_Objective:_ Exclude the pictures and return every line exactly as written.

_Given data:_
□ □ □ □

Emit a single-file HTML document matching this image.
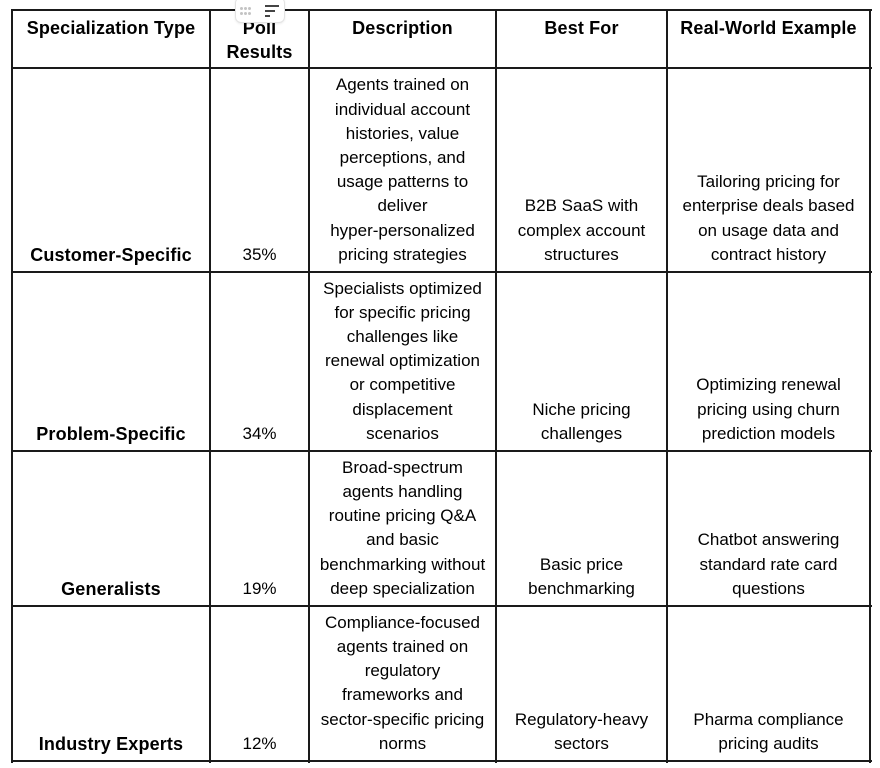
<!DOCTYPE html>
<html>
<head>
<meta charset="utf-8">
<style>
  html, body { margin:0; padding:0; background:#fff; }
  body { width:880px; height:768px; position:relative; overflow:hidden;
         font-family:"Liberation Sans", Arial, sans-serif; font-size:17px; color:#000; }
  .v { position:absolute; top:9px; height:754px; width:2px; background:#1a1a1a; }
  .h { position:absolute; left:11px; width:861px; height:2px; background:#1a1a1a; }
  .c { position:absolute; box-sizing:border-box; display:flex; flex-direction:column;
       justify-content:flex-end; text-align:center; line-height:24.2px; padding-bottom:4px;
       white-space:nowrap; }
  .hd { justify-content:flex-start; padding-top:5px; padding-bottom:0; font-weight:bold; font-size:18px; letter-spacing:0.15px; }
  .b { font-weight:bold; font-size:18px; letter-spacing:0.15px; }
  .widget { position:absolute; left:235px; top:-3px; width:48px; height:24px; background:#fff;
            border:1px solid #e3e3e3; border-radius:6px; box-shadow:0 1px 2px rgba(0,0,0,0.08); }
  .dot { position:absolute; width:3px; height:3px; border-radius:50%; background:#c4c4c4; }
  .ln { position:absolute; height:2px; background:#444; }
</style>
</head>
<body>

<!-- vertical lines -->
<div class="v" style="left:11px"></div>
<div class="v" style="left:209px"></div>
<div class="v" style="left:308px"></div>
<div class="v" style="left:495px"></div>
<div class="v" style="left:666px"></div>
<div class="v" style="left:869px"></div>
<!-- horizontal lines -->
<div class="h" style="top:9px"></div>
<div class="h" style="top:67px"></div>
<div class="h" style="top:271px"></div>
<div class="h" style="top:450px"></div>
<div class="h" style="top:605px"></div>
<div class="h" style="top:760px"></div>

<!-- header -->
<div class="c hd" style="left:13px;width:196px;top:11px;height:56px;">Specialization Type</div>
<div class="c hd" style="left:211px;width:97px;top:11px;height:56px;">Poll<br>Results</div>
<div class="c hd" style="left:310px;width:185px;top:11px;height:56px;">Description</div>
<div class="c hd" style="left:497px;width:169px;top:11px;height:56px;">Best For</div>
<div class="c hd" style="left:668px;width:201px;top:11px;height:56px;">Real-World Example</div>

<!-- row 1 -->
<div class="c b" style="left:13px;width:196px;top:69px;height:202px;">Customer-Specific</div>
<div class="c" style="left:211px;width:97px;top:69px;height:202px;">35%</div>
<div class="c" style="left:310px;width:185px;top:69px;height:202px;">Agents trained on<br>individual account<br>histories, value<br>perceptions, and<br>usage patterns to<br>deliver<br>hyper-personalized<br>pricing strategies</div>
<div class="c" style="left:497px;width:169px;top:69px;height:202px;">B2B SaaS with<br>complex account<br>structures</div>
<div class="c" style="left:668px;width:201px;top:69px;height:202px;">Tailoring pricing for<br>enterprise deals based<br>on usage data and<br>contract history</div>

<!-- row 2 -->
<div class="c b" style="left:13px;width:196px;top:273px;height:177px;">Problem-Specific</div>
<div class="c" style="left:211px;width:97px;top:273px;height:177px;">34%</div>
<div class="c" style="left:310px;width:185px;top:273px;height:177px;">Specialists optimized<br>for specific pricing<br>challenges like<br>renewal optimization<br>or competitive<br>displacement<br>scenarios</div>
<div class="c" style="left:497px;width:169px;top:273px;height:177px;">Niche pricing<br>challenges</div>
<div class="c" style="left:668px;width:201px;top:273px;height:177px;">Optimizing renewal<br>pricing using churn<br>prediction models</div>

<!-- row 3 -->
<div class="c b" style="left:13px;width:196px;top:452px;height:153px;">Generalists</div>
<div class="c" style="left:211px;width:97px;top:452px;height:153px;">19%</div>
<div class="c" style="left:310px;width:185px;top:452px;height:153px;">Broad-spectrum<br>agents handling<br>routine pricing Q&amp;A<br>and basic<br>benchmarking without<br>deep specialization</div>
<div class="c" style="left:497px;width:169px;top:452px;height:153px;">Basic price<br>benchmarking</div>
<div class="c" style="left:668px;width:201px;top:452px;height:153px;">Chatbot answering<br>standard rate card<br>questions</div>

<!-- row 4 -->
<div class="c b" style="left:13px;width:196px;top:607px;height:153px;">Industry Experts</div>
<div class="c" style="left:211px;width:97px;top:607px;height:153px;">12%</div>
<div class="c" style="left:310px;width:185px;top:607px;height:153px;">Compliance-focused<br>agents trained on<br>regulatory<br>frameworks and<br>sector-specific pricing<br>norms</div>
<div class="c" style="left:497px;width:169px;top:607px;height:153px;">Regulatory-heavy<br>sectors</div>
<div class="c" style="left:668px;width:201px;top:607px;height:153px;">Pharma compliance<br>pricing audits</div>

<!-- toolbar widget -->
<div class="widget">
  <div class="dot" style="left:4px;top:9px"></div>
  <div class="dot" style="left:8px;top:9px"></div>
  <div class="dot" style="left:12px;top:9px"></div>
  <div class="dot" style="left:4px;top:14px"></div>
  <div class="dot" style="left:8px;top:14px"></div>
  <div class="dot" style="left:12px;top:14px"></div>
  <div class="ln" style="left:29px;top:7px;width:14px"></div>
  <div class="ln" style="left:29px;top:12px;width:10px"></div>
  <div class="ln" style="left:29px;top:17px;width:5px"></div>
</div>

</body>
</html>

□ □ □ □

_Result of this task:_
Emit a single-file HTML document matching this image.
<!DOCTYPE html>
<html>
<head>
<meta charset="utf-8">
<style>
  html, body { margin:0; padding:0; background:#fff; }
  body { width:880px; height:768px; position:relative; overflow:hidden;
         font-family:"Liberation Sans", Arial, sans-serif; font-size:17px; color:#000; }
  .v { position:absolute; top:9px; height:754px; width:2px; background:#1a1a1a; }
  .h { position:absolute; left:11px; width:861px; height:2px; background:#1a1a1a; }
  .c { position:absolute; box-sizing:border-box; display:flex; flex-direction:column;
       justify-content:flex-end; text-align:center; line-height:24.2px; padding-bottom:4px;
       white-space:nowrap; }
  .hd { justify-content:flex-start; padding-top:5px; padding-bottom:0; font-weight:bold; font-size:18px; letter-spacing:0.15px; }
  .b { font-weight:bold; font-size:18px; letter-spacing:0.15px; }
  .widget { position:absolute; left:235px; top:-3px; width:48px; height:24px; background:#fff;
            border:1px solid #e3e3e3; border-radius:6px; box-shadow:0 1px 2px rgba(0,0,0,0.08); }
  .dot { position:absolute; width:3px; height:3px; border-radius:50%; background:#c4c4c4; }
  .ln { position:absolute; height:2px; background:#444; }
</style>
</head>
<body>

<!-- vertical lines -->
<div class="v" style="left:11px"></div>
<div class="v" style="left:209px"></div>
<div class="v" style="left:308px"></div>
<div class="v" style="left:495px"></div>
<div class="v" style="left:666px"></div>
<div class="v" style="left:869px"></div>
<!-- horizontal lines -->
<div class="h" style="top:9px"></div>
<div class="h" style="top:67px"></div>
<div class="h" style="top:271px"></div>
<div class="h" style="top:450px"></div>
<div class="h" style="top:605px"></div>
<div class="h" style="top:760px"></div>

<!-- header -->
<div class="c hd" style="left:13px;width:196px;top:11px;height:56px;">Specialization Type</div>
<div class="c hd" style="left:211px;width:97px;top:11px;height:56px;">Poll<br>Results</div>
<div class="c hd" style="left:310px;width:185px;top:11px;height:56px;">Description</div>
<div class="c hd" style="left:497px;width:169px;top:11px;height:56px;">Best For</div>
<div class="c hd" style="left:668px;width:201px;top:11px;height:56px;">Real-World Example</div>

<!-- row 1 -->
<div class="c b" style="left:13px;width:196px;top:69px;height:202px;">Customer-Specific</div>
<div class="c" style="left:211px;width:97px;top:69px;height:202px;">35%</div>
<div class="c" style="left:310px;width:185px;top:69px;height:202px;">Agents trained on<br>individual account<br>histories, value<br>perceptions, and<br>usage patterns to<br>deliver<br>hyper-personalized<br>pricing strategies</div>
<div class="c" style="left:497px;width:169px;top:69px;height:202px;">B2B SaaS with<br>complex account<br>structures</div>
<div class="c" style="left:668px;width:201px;top:69px;height:202px;">Tailoring pricing for<br>enterprise deals based<br>on usage data and<br>contract history</div>

<!-- row 2 -->
<div class="c b" style="left:13px;width:196px;top:273px;height:177px;">Problem-Specific</div>
<div class="c" style="left:211px;width:97px;top:273px;height:177px;">34%</div>
<div class="c" style="left:310px;width:185px;top:273px;height:177px;">Specialists optimized<br>for specific pricing<br>challenges like<br>renewal optimization<br>or competitive<br>displacement<br>scenarios</div>
<div class="c" style="left:497px;width:169px;top:273px;height:177px;">Niche pricing<br>challenges</div>
<div class="c" style="left:668px;width:201px;top:273px;height:177px;">Optimizing renewal<br>pricing using churn<br>prediction models</div>

<!-- row 3 -->
<div class="c b" style="left:13px;width:196px;top:452px;height:153px;">Generalists</div>
<div class="c" style="left:211px;width:97px;top:452px;height:153px;">19%</div>
<div class="c" style="left:310px;width:185px;top:452px;height:153px;">Broad-spectrum<br>agents handling<br>routine pricing Q&amp;A<br>and basic<br>benchmarking without<br>deep specialization</div>
<div class="c" style="left:497px;width:169px;top:452px;height:153px;">Basic price<br>benchmarking</div>
<div class="c" style="left:668px;width:201px;top:452px;height:153px;">Chatbot answering<br>standard rate card<br>questions</div>

<!-- row 4 -->
<div class="c b" style="left:13px;width:196px;top:607px;height:153px;">Industry Experts</div>
<div class="c" style="left:211px;width:97px;top:607px;height:153px;">12%</div>
<div class="c" style="left:310px;width:185px;top:607px;height:153px;">Compliance-focused<br>agents trained on<br>regulatory<br>frameworks and<br>sector-specific pricing<br>norms</div>
<div class="c" style="left:497px;width:169px;top:607px;height:153px;">Regulatory-heavy<br>sectors</div>
<div class="c" style="left:668px;width:201px;top:607px;height:153px;">Pharma compliance<br>pricing audits</div>

<!-- toolbar widget -->
<div class="widget">
  <div class="dot" style="left:4px;top:9px"></div>
  <div class="dot" style="left:8px;top:9px"></div>
  <div class="dot" style="left:12px;top:9px"></div>
  <div class="dot" style="left:4px;top:14px"></div>
  <div class="dot" style="left:8px;top:14px"></div>
  <div class="dot" style="left:12px;top:14px"></div>
  <div class="ln" style="left:29px;top:7px;width:14px"></div>
  <div class="ln" style="left:29px;top:12px;width:10px"></div>
  <div class="ln" style="left:29px;top:17px;width:5px"></div>
</div>

</body>
</html>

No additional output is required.